As the summer winds to a close, there are several bills in Congress that have implications for the nation’s cybersecurity. Thanks to Hunton & Williams for the update, along with some of my notes.
The Grid Reliability and Infrastructure Defense (“GRID”) Act
In class we will watch the video that made the rounds a few years ago about a power grid smoking and malfunctioning from a test cyberattack. The U.S. Congress has been working on various bills to speed the response to such attacks. The GRID Act was passed by the House on June 9, 2010. This bill would amend the Federal Power Act to grant the Federal Energy Regulatory Commission (“FERC”) authority to issue emergency orders requiring critical infrastructure facility operators to take actions necessary to protect the bulk power system. Prior to FERC issuing such an order, the President would have to issue a written directive to FERC identifying an imminent threat to the nation’s electric grid. FERC would be required to consult with federal agencies or facility operators before issuing an emergency order only “to the extent practicable” in light of the nature of the threat. On Aug 5, the Committee on Energy and Natural Resources ordered The GRID Act to be reported with an amendment in the nature of a substitute favorably.

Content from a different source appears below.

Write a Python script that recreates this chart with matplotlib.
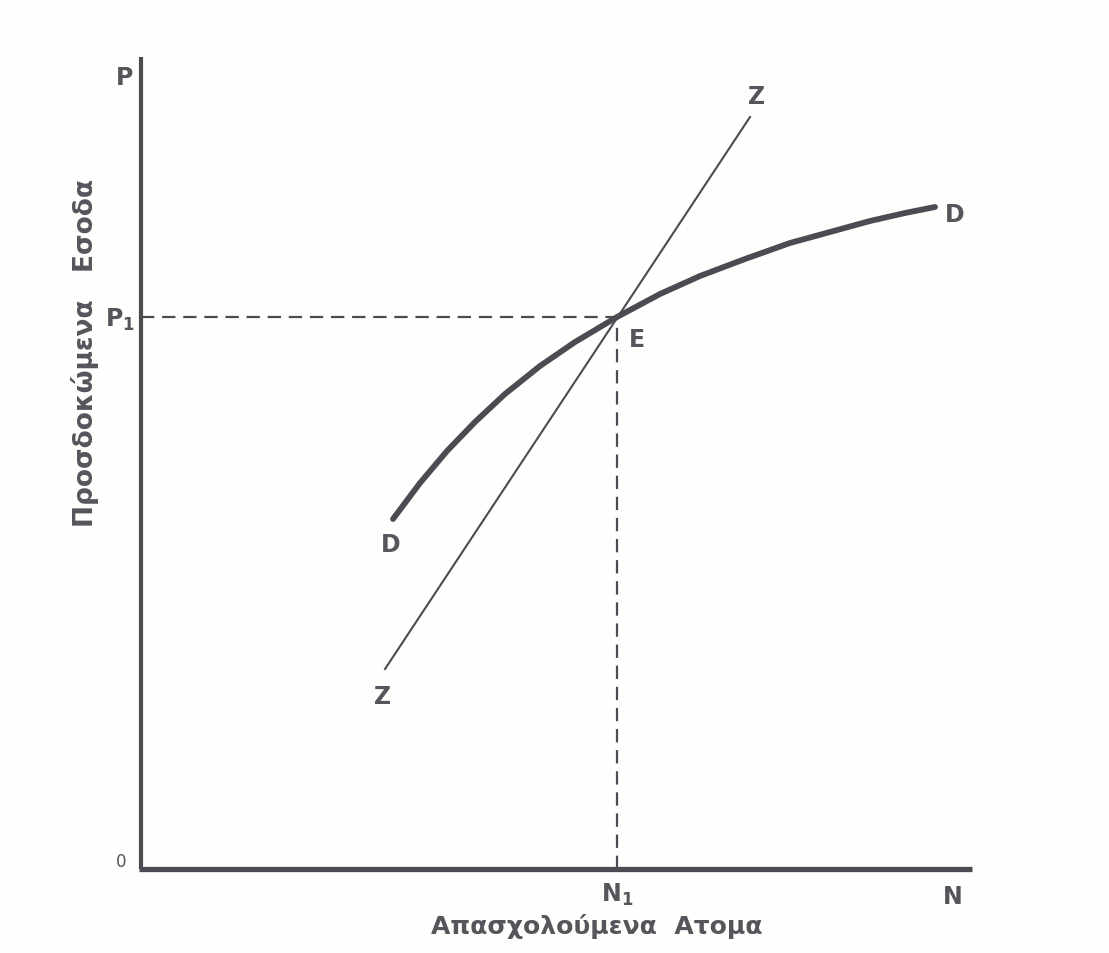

The American Clean Energy Leadership Act
On the other side is the American Clean Energy Leadership Act. Unlike the GRID Act, The American Clean Energy Leadership Act would grant FERC the authority to issue orders only to electric infrastructure operators, and would not be contingent on a presidential directive. The bill had a chance to pass – until the climate change negotiations broke down in the Senate. This Act would also amend the Federal Power Act to grant FERC authority to issue emergency orders without notice or hearing in order to protect the electric grid from “cybersecurity vulnerabilities,” which are defined as weaknesses or flaws in design or operation that expose the energy grid to cybersecurity threats. The bill would grant the Secretary of Energy similar authority to issue emergency orders in the event of an imminent threat that could disrupt the operation of the nation’s electric grid.
Protecting Cyberspace as a National Asset Act of 2010
This has been referred to as the “Internet Kill Switch” Act. The Senate Homeland Security and Government Affairs Committee passed the Protecting Cyberspace as a National Asset Act of 2010 on June 24, 2010. The bill is massive (197 pages) and requires the Department of Homeland Security (“DHS”) to coordinate its response to cyber emergencies with agencies and regulators that have jurisdiction over critical energy infrastructure. The act aims to leverage the utility expertise of public-private partnerships and the law enforcement and intelligence gathering expertise of DHS to assess threat levels before requiring action that could have operational consequences for the nation’s electric grid. It would also see the creation of a new agency within the Department of Homeland Security, the National Center for Cybersecurity and Communications (NCCC). Any private company reliant on “the Internet, the telephone system, or any other component of the U.S. ‘information infrastructure'” would be “subject to command” by the NCCC, and some would be required to engage in “information sharing” with the agency. There is no companion bill introduced in the House yet. Can it make it? Maybe.
The Cybersecurity Enhancement Act of 2010
The Cybersecurity Enhancement Act of 2010 which has broad bipartisan support, passed the House of Representatives in February. This is one of the more interesting pieces of cybersecurity legislation because it does not create emergency government authority for cybersecurity threats, nor does it specifically address the energy or utility industries. Instead, the act charges the National Institute of Standards and Technology and the National Science Foundation with addressing several issues pertaining to cybersecurity, including: 1) public education and security awareness; 2) interoperability and standards; 3) research and development investment objectives; and 4) cybersecurity workforce development. This could mean jobs for all of the students presently enrolled in our classes. The bill is currently under consideration in the Senate Committee on Commerce, Science and Transportation.
As the class continues through the semester, we will continue to watch for any changes in the status of these bills.